I-Pals: Music Unites Two Continents
April 6, 2005
By I-Pals
It's rarely hard to get undergrads to talk about music. For most of them, music is like a second language. They understand it intuitively, even when they don't necessarily "speak" it by performing. Music is therefore a natural vehicle for the I-Pals project that faculty from The College of Staten Island and Rhodes University in Grahamstown, South Africa have devised in order to encourage a cultural exchange between their students.
Harnessing the technological resources of both institutions, Music Professors William R. Bauer from CSI and Diane Thram from Rhodes University will supervise a series of three workshops devoted to indigenous musics from each continent. Taking place in the videoconference labs at each campus, these workshops will capitalize on the Internet's potential for generating collaboration between students here at CSI and their counterparts at Rhodes University.
The workshops will probe a feature of music that bridges these two worlds: vocal expression. The thread of the discussion will follow the story of the human voice and the ways people release the impulse to speak and sing in the music they perform. In the first two workshops, live performances of vocal music by the North American jazz vocalist Marguerite Jeunemann and a vocal ensemble of Xhosa people from South Africa will illustrate ways the musics of these two continents may be compared and contrasted.

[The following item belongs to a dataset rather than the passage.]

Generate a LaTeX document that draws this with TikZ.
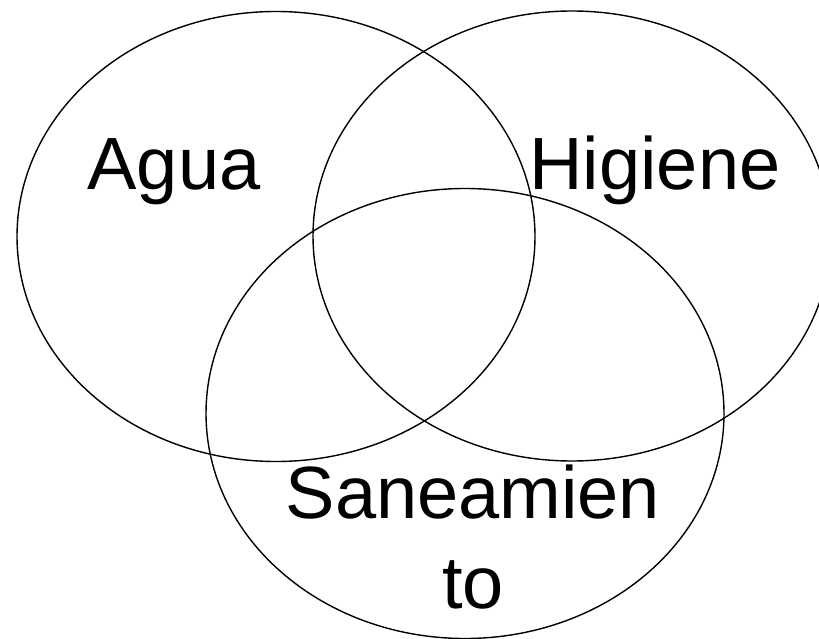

These experiences will provide a springboard for discussions of cross-cultural continuities and discontinuities. In the course of the project, each student will be paired up with an International Partner in Learning, an I-Pal, with whom he or she will collaborate for the duration of the project. The third videoconferencing session will consist of an informal symposium in which the I-Pals present the results of their own investigation into examples of vocal music they have selected. Taking part in this project will enable students to discover ways that culture provides the foundation upon which stands each musical idiom and every musical experience.
In generating a productive sharing of scholarship and perspectives and promoting links between these two universities, the I-Pals project engenders crosscultural understanding, addressing the present need for positive relations between the United States and other countries.
Schedule
Friday 4/8
Friday 4/22
Friday 5/13
Each session will consist of two 20-minute long segments, with a 10-minute break in-between.
The sessions will run as follows:
9:00-9:10, set up
9:10-9:30, first segment
9:30-9:40, break
9:40-10:00, second segment
Objectives
1. Using videoconferencing technology, Professor Bauer and five of his students at CSI will meet (in real time) with Professor Diane Thram and five of her students from Rhodes University on three Fridays 4/8, 4/22, and 5/13.
2. In two of the three encounters, the students will experience live performances, telecast onsite via broadband at each of the campuses. On 8 April, from CSI, a jazz singer will demonstrate jazz vocal repertoire and techniques, and will relate these to the jazz vocal performance tradition. On 22 April, from Rhodes, Xhosa performers will demonstrate characteristic repertoire and techniques, and will relate these to their performance tradition.
On both occasions, the performers will discuss cultural aspects of the music in question and will be available for a question-and-answer segment. Faculty will facilitate a discussion about these two kinds of music, to help students discover the perspectives of musicians from the different culture and to help them share their own perspectives on the music with these musicians.
3. Before the first workshop session, the faculty will assign each of their students a counterpart from the other campus, an International Partner in Learning (I-Pal). During the time between workshop sessions, students will develop a rapport with their I-Pals. Cultivated through Internet exchanges via e-mail, the Blackboard web site, chat rooms, and Instant Messages (IMs), this rapport will enable the students to collaborate with their international counterparts. After the project, this rapport may continue, at the discretion of the students.
4. In preparation for the final videoconferencing session, the students will confer with their I-Pals about musical examples they have selected, and generate a list of research questions regarding the cultural and technical aspects of these examples.
5. In a final videoconferencing session, the students will present the most salient discoveries they made. Given that this is a pilot project, the character of this session will be somewhat informal. But it will give students an opportunity to share the experiences they had exploring the music they selected with their I-Pal.
6. In all of the sessions, the students will be encouraged to take part in discussions of the music and culture they experienced. These discussions will help to draw their attention to specific features of each kind of music and the culture from which each kind of music originates. The discussions will also serve to generate a mutual sharing of perceptions, in an effort to illustrate areas of commonality and areas of difference, and to validate both. Students will be encouraged to share their perceptions, and to correct misperceptions, in the course of these discussions.